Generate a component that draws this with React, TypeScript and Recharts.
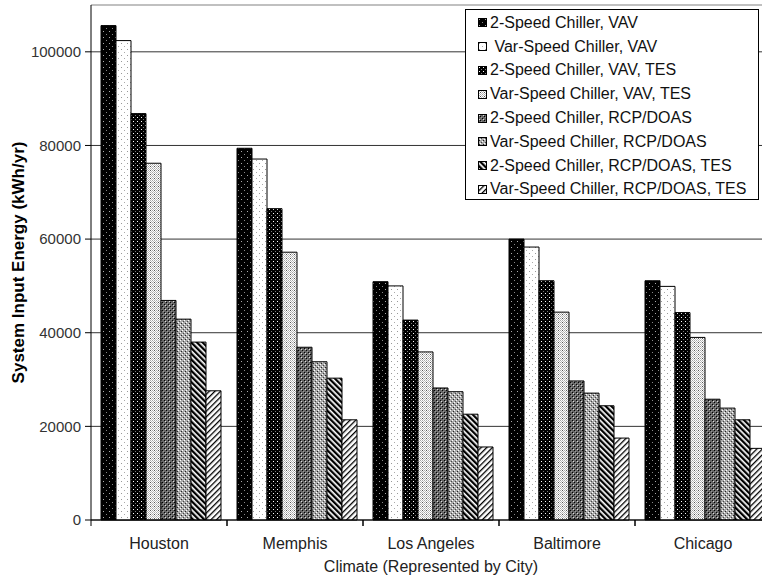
import React from "react";
import {
  Bar,
  BarChart,
  CartesianGrid,
  ReferenceLine,
  XAxis,
  YAxis,
} from "recharts";

// climates, left to right
const cities = ["Houston", "Memphis", "Los Angeles", "Baltimore", "Chicago"];

const seriesNames = [
  "2-Speed Chiller, VAV",
  "\u00a0Var-Speed Chiller, VAV",
  "2-Speed Chiller, VAV, TES",
  "Var-Speed Chiller, VAV, TES",
  "2-Speed Chiller, RCP/DOAS",
  "Var-Speed Chiller, RCP/DOAS",
  "2-Speed Chiller, RCP/DOAS, TES",
  "Var-Speed Chiller, RCP/DOAS, TES",
];

// kWh/yr, one value per city
const twoSpeedVav = [105600, 79400, 50900, 60000, 51100];
const varSpeedVav = [102400, 77100, 50000, 58300, 49900];
const twoSpeedVavTes = [86800, 66500, 42700, 51100, 44300];
const varSpeedVavTes = [76200, 57200, 35900, 44400, 39000];
const twoSpeedDoas = [46900, 36900, 28200, 29700, 25800];
const varSpeedDoas = [42900, 33800, 27400, 27100, 23900];
const twoSpeedDoasTes = [38000, 30300, 22600, 24400, 21400];
const varSpeedDoasTes = [27600, 21400, 15600, 17500, 15300];

const yTicks = [0, 20000, 40000, 60000, 80000, 100000];

const allSeries = [
  twoSpeedVav,
  varSpeedVav,
  twoSpeedVavTes,
  varSpeedVavTes,
  twoSpeedDoas,
  varSpeedDoas,
  twoSpeedDoasTes,
  varSpeedDoasTes,
];

const data = cities.map((city, i) => {
  const row: any = { city };
  allSeries.forEach((s, k) => {
    row["s" + k] = s[i];
  });
  return row;
});

const FONT = "'Liberation Sans', Arial, sans-serif";
const CHART_W = 780;
const PLOT_LEFT = 91;
const PLOT_RIGHT = 9;
const BAND = (CHART_W - PLOT_LEFT - PLOT_RIGHT) / cities.length;

function Patterns() {
  return (
    <defs>
      <pattern id="p0" width="6" height="6" patternUnits="userSpaceOnUse">
        <rect width="6" height="6" fill="#000" />
        <rect x="1" y="1" width="1" height="1" fill="#aaa" />
        <rect x="4" y="4" width="1" height="1" fill="#888" />
      </pattern>
      <pattern id="p1" width="6" height="6" patternUnits="userSpaceOnUse">
        <rect width="6" height="6" fill="#fff" />
        <rect x="1" y="1" width="1" height="1" fill="#999" />
        <rect x="4" y="4" width="1" height="1" fill="#aaa" />
      </pattern>
      <pattern id="p2" width="4" height="4" patternUnits="userSpaceOnUse">
        <rect width="4" height="4" fill="#000" />
        <rect x="1" y="1" width="1" height="1" fill="#fff" />
        <rect x="3" y="3" width="1" height="1" fill="#777" />
      </pattern>
      <pattern id="p3" width="4" height="4" patternUnits="userSpaceOnUse">
        <rect width="4" height="4" fill="#fff" />
        <rect x="0" y="0" width="1" height="1" fill="#aaa" />
        <rect x="2" y="0" width="1" height="1" fill="#aaa" />
        <rect x="1" y="1" width="1" height="1" fill="#bbb" />
        <rect x="3" y="1" width="1" height="1" fill="#bbb" />
        <rect x="0" y="2" width="1" height="1" fill="#aaa" />
        <rect x="2" y="2" width="1" height="1" fill="#555" />
        <rect x="1" y="3" width="1" height="1" fill="#bbb" />
        <rect x="3" y="3" width="1" height="1" fill="#bbb" />
      </pattern>
      <pattern id="p4" width="4" height="4" patternUnits="userSpaceOnUse">
        <rect width="4" height="4" fill="#666" />
        <rect x="0" y="0" width="1" height="1" fill="#000" />
        <rect x="2" y="2" width="1" height="1" fill="#000" />
        <rect x="1" y="1" width="1" height="1" fill="#ddd" />
        <rect x="3" y="3" width="1" height="1" fill="#999" />
      </pattern>
      <pattern id="p5" width="4" height="4" patternUnits="userSpaceOnUse">
        <rect width="4" height="4" fill="#aaa" />
        <rect x="0" y="0" width="1" height="1" fill="#fff" />
        <rect x="2" y="2" width="1" height="1" fill="#fff" />
        <rect x="1" y="3" width="1" height="1" fill="#222" />
        <rect x="3" y="1" width="1" height="1" fill="#444" />
      </pattern>
      <pattern
        id="p6"
        width="4"
        height="4"
        patternUnits="userSpaceOnUse"
        patternTransform="rotate(-45)"
      >
        <rect width="4" height="4" fill="#fff" />
        <rect x="0" y="0" width="2.3" height="4" fill="#000" />
      </pattern>
      <pattern
        id="p7"
        width="4"
        height="4"
        patternUnits="userSpaceOnUse"
        patternTransform="rotate(45)"
      >
        <rect width="4" height="4" fill="#fff" />
        <rect x="0" y="0" width="1.3" height="4" fill="#000" />
      </pattern>
    </defs>
  );
}

function CityTick(props: any) {
  const { x, y, payload } = props;
  return (
    <g>
      <line x1={x - BAND / 2} y1={y} x2={x - BAND / 2} y2={y + 6} stroke="#000" />
      <line x1={x + BAND / 2} y1={y} x2={x + BAND / 2} y2={y + 6} stroke="#000" />
      <text
        x={x}
        y={y + 29}
        textAnchor="middle"
        fontSize={16}
        fontFamily={FONT}
        fill="#222"
      >
        {payload.value}
      </text>
    </g>
  );
}

function YTitle(props: any) {
  const { viewBox } = props;
  const cx = 18;
  const cy = viewBox.y + viewBox.height / 2;
  return (
    <text
      x={cx}
      y={cy}
      transform={`rotate(-90, ${cx}, ${cy})`}
      textAnchor="middle"
      dominantBaseline="central"
      fontSize={17}
      fontWeight="bold"
      fontFamily={FONT}
      fill="#000"
    >
      System Input Energy (kWh/yr)
    </text>
  );
}

function LegendBox() {
  return (
    <div
      style={{
        position: "absolute",
        left: 465,
        top: 9,
        width: 294,
        height: 191,
        border: "1px solid #000",
        background: "#fff",
        fontFamily: FONT,
        fontSize: 16,
        color: "#111",
        paddingTop: 1,
        boxSizing: "border-box",
      }}
    >
      {seriesNames.map((name, k) => (
        <div
          key={name}
          style={{ height: 23.8, display: "flex", alignItems: "center", paddingLeft: 12 }}
        >
          <svg width={9} height={9} style={{ marginRight: 3, flex: "none" }}>
            <rect x={0.5} y={0.5} width={8} height={8} fill={`url(#p${k})`} stroke="#000" />
          </svg>
          <span style={{ whiteSpace: "pre" }}>{name}</span>
        </div>
      ))}
    </div>
  );
}

export default function App() {
  return (
    <div
      style={{
        position: "fixed",
        left: 0,
        top: 0,
        width: 762,
        height: 580,
        overflow: "hidden",
        background: "#fff",
      }}
    >
      <BarChart
        width={CHART_W}
        height={580}
        data={data}
        margin={{ top: 5, right: PLOT_RIGHT, bottom: 0, left: 0 }}
        barCategoryGap={10}
        barGap={0}
      >
        <Patterns />
        <CartesianGrid vertical={false} stroke="#333" />
        <ReferenceLine y={110000} stroke="#c0c0c0" strokeWidth={2} />
        <XAxis
          dataKey="city"
          height={60}
          axisLine={{ stroke: "#000" }}
          tickLine={false}
          tickSize={0}
          tickMargin={0}
          tick={<CityTick />}
          interval={0}
          label={{
            value: "Climate (Represented by City)",
            position: "insideBottom",
            offset: 8,
            fontSize: 16,
            fontFamily: FONT,
            fill: "#222",
          }}
        />
        <YAxis
          width={PLOT_LEFT}
          domain={[0, 110000]}
          ticks={yTicks}
          interval={0}
          axisLine={{ stroke: "#000" }}
          tickLine={{ stroke: "#000" }}
          tickSize={6}
          tickMargin={4}
          tick={{ fontSize: 15, fontFamily: FONT, fill: "#333" }}
          label={<YTitle />}
        />
        {seriesNames.map((name, k) => (
          <Bar
            key={name}
            dataKey={"s" + k}
            name={name}
            fill={`url(#p${k})`}
            stroke="#000"
            strokeWidth={1}
            isAnimationActive={false}
          />
        ))}
      </BarChart>
      <LegendBox />
    </div>
  );
}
━━━━━━━━
> JOB: Say how many lines of the data hold the string "React". Reply with the number alone.

> THE REPLY: 2